No bairro da Cidade Alta, a mulher do dono de uma remanufaturadora de cartuchos, enquanto tinha a loja assaltada por dois ladrões, ligou primeiro para o marido para avisar do infortúnio, ao invés da polícia. Não deu outra. Pensando se tratar de simplórios trombadinhas, o dono da loja foi voando para o seu estabelecimento, espulsar ele mesmo os larápios que surrupiavam seu negócio.
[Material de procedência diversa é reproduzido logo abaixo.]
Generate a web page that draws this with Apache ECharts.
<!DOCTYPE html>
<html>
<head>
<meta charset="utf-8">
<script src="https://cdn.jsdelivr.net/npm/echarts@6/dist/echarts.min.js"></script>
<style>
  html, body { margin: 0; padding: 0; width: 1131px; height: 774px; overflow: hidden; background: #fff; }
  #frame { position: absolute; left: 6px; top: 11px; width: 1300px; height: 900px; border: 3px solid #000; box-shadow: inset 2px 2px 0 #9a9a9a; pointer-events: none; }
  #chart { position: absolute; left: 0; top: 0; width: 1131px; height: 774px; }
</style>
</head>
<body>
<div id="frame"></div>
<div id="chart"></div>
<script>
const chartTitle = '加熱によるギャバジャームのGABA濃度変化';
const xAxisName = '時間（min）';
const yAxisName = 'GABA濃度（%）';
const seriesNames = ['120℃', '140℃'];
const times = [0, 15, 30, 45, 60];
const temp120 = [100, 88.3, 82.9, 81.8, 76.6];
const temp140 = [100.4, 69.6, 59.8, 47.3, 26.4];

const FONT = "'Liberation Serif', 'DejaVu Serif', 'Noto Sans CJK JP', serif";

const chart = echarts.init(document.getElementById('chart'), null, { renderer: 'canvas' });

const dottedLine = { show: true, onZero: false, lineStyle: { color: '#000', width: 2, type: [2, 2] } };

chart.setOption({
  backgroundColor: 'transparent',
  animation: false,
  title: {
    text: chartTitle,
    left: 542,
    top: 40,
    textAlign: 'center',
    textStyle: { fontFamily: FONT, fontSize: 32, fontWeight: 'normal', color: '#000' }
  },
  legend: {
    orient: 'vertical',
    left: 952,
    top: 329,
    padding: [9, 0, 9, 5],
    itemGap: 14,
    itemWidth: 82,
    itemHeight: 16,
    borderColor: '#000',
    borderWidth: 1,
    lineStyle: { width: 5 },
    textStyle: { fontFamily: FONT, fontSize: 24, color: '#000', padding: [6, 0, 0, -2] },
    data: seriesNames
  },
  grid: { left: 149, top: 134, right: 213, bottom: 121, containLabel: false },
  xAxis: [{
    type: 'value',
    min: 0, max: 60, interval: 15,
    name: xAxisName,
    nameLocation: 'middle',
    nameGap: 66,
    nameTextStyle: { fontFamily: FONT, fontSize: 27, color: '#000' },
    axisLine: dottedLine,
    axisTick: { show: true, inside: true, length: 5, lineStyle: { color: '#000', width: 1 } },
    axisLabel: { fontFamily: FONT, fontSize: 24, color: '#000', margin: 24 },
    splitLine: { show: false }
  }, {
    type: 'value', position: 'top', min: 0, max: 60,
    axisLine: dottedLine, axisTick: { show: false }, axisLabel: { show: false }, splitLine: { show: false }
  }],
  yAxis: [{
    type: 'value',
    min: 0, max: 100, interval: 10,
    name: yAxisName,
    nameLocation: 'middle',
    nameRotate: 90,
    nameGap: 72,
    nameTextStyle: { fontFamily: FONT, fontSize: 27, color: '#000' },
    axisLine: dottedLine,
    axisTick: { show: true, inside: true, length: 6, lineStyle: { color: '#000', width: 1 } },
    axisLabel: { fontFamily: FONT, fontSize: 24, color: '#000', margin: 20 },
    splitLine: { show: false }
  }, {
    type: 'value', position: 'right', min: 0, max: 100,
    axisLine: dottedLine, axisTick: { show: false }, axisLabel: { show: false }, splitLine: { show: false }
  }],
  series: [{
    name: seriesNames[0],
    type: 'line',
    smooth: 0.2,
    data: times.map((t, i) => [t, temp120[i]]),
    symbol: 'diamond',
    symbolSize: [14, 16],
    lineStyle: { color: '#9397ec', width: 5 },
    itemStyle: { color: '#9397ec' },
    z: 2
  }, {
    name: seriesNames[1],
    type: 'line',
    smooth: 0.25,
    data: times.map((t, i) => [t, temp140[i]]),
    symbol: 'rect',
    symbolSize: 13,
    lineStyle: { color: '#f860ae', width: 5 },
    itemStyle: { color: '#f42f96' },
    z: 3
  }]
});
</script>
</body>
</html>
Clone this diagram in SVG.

Revólver na cara, "entra no carro e dirige fela da puta", foi o que ele ouviu. Descendo em direção à velha Ribeira, ainda deu carona para mais um bandido. Num dado cruzamento começa a troca de tiros. Bang! bang! bang! O dono do carro salta do veículo ainda em movimento e os ladrões fazem a permuta do Uno do dono da loja por um Chevette, e seguem destino rumo ao bairro das Rocas, lugar de gente humilde, mas que abriga uma grande leva de vagabundos e outros tipos perigosos à sociedade pequeno-burguesa.

Do Chevette, os três comparsas tentaram trocar de carro mais vez, mas só um deles conseguiu, fazendo de refém dessa vez um funcionário público no seu Gol, com algumas prestações a vencer. Enquanto dois tomaram rumo a pé, o que roubou o Gol fez o homem dirigir por pouco tempo. A polícia já fazia o cerco e não contou conversa. Alvejou o carro com ladrão, com refém, com tudo dentro. O motorista pediu a Deus e teve sorte. Nenhum arranhão. O bandido levou dois balaços no peito esquerdo e foi internado, mas já teve alta e seguiu pra delegacia de plantão, que vez por outra vem sendo palco de fulgas e outros procedimentos mais obtusos.

O funcionário público disse que estava na rua conversando com um amigo quando tudo aconteceu. Devia estar trabalhando na repartição... O dono da loja nunca mais dará uma de super-herói, espero... Dois dos bandidos continuam foragidos.... A coisa só ficou preta pra um deles, um moleque de 20 anos de idade, morador do bairro de Mãe Luiza, um lugar cercado por verde e bem pertinho do mar, mas que de santo não tem nada. Vida que segue.